Maar als ik mijn gedachten over de mensen liet gaan, Zag ik, dat zij wel door God zijn geschapen, Maar feitelijk gelijk zijn aan het dier;
19 Bo przypadek synów ludzkich, i przypadek bydła, jest przypadek jednaki. Jako umiera ono, tak umiera i ten, i ducha jednakiego wszyscy mają, a nie ma człowiek nic więcej nad bydlę; bo wszystko jest marność.
Want mens en dier hebben hetzelfde lot. De één moet sterven even goed als de ander; Want beiden hebben zij dezelfde adem. De mens heeft niets vóór boven het dier; Waarachtig, alles is ijdelheid!
20 Wszystko to idzie na jedno miejsce; a wszystko jest z prochu, i wszystko się zaś w proch obraca.

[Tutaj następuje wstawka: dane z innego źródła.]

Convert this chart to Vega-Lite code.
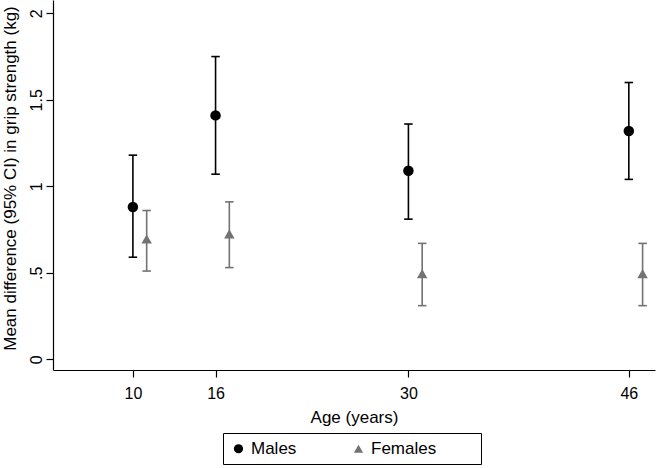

Zij gaan beiden naar dezelfde plaats; Beiden kwamen zij voort uit stof, En beiden keren zij terug tot stof.
21 A któż wie, że duch synów ludzkich wstępuje w górę? a duch bydlęcy, że zstępuje pod ziemię?
Wie weet of ‘s mensen levensadem opstijgt naar boven, En die van het dier naar beneden gaat in de grond?
22 Przetoż obaczyłem, że człowiekowi niemasz nic lepszego, jedno weselić się z pracy swej, gdyż to jest dział jego; albowiem któż go do tego przywiedzie, aby poznał to, co ma być po nim?
Zo begreep ik, dat er niets beter is voor den mens, Dan te genieten van zijn werken; want dat komt hem toe. Wie toch kan hem zekerheid geven Van wat de toekomst hem brengt?